4. E anche il Magistero attuale ne accenna. Nell’udienza generale del 20 agosto del 1997, Giovanni Paolo II pronunciò delle parole che richiamano chiaramente la condanna di questo errore. Il Papa disse in quell’occasione: «Il Concilio esorta i fedeli a guardare a Maria, perché ne imitino la fede “verginalmente integra”, la speranza e la carità. Custodire l’integrità della fede rappresenta un compito impegnativo per la Chiesa chiamata ad una vigilanza costante, anche a costo di sacrifici e di lotte. Infatti, la fede della Chiesa è minacciata, non solo da coloro che respingono il messaggio del Vangelo, ma soprattutto da quanti, accogliendo soltanto una parte della verità rivelata, rifiutano di condividere in modo pieno l’intero patrimonio di fede della Sposa di Cristo. Tale tentazione, che troviamo sin dalle origini della Chiesa, continua purtroppo ad essere presente nella sua vita, spingendola ad accettare solo in parte la Rivelazione o a dare alla Parola di Dio un’interpretazione ristretta e personale, conforme alla mentalità dominante e ai desideri individuali.
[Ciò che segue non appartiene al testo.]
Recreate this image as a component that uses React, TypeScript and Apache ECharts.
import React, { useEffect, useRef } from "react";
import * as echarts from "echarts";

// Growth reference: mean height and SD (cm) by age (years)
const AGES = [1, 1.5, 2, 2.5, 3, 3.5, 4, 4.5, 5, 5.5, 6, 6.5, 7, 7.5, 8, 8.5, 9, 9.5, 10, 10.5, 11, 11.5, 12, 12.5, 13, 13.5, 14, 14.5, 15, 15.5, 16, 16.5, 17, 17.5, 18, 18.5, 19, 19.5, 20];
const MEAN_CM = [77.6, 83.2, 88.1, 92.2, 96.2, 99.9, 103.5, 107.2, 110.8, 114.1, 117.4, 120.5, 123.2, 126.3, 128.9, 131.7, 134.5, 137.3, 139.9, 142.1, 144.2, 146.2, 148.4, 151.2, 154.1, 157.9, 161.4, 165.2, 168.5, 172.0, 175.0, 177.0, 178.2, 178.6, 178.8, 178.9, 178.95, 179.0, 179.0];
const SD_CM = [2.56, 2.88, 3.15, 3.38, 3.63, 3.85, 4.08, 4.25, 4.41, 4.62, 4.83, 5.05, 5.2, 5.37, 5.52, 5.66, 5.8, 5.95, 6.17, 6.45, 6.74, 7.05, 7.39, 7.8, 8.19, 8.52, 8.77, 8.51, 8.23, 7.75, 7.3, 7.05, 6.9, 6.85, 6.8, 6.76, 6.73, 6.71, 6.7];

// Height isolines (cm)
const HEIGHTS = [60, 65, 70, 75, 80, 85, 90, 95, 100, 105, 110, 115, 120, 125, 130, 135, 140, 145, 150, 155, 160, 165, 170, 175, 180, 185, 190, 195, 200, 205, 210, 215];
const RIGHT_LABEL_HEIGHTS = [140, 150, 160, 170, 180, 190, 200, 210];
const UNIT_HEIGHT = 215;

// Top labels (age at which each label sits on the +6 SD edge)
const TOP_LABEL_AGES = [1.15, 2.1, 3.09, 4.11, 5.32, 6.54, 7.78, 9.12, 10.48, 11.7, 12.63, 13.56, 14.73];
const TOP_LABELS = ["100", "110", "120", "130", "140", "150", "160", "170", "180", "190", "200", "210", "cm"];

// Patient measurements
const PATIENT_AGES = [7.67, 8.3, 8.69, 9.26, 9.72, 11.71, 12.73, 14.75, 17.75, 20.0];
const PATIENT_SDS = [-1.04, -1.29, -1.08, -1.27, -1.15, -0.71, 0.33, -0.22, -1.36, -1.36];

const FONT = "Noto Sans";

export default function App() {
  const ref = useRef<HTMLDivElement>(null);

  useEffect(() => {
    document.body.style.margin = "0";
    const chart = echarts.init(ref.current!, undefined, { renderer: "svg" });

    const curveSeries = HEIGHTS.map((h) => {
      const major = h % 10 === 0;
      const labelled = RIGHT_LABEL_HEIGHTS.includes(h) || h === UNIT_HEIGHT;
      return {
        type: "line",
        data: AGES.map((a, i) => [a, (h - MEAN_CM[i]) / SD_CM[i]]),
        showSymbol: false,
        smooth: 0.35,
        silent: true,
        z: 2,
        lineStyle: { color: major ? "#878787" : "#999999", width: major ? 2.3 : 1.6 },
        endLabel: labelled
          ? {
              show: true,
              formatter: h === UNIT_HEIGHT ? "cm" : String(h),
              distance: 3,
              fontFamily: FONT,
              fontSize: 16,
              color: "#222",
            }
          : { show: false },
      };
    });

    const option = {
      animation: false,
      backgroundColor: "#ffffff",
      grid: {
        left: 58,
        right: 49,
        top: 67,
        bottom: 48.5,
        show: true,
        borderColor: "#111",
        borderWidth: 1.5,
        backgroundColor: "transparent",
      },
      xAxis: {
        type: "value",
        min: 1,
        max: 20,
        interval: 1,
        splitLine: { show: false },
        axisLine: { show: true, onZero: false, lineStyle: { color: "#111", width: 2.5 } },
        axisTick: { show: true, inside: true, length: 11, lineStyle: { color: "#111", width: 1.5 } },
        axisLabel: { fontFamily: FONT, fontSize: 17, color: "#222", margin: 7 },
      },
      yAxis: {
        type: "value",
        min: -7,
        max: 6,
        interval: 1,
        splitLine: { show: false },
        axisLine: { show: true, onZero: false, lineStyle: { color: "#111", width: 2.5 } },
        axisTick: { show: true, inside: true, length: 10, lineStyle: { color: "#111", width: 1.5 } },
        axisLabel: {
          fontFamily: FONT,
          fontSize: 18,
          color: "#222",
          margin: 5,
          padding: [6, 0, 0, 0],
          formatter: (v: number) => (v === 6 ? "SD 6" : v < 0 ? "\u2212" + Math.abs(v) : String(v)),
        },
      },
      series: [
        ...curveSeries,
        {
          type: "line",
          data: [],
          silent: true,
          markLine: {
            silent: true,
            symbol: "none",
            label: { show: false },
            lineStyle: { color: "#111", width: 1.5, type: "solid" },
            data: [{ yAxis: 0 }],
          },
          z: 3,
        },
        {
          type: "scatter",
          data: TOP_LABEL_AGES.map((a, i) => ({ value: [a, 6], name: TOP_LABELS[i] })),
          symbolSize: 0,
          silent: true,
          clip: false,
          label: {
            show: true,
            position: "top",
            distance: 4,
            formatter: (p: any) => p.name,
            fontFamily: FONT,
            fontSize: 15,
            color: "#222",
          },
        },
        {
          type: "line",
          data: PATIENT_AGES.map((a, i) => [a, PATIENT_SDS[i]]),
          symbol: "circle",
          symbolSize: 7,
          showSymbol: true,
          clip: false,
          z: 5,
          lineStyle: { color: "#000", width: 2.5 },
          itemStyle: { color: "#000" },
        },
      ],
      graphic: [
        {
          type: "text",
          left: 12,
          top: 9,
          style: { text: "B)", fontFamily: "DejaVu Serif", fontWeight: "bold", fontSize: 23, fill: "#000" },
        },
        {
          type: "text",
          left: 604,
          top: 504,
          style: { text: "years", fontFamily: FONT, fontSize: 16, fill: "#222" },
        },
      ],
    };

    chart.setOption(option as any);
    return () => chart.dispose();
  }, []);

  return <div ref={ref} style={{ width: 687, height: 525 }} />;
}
Avendo pienamente aderito alla Parola del Signore, Maria costituisce per la Chiesa un insuperabile modello di fede “verginalmente integra”, che accoglie con docilità e perseveranza tutta intera la Verità rivelata. E con la sua costante intercessione, ottiene alla Chiesa la luce della speranza e la fiamma della carità, virtù delle quali, nella sua vita terrena, è stata per tutti esempio ineguagliabile».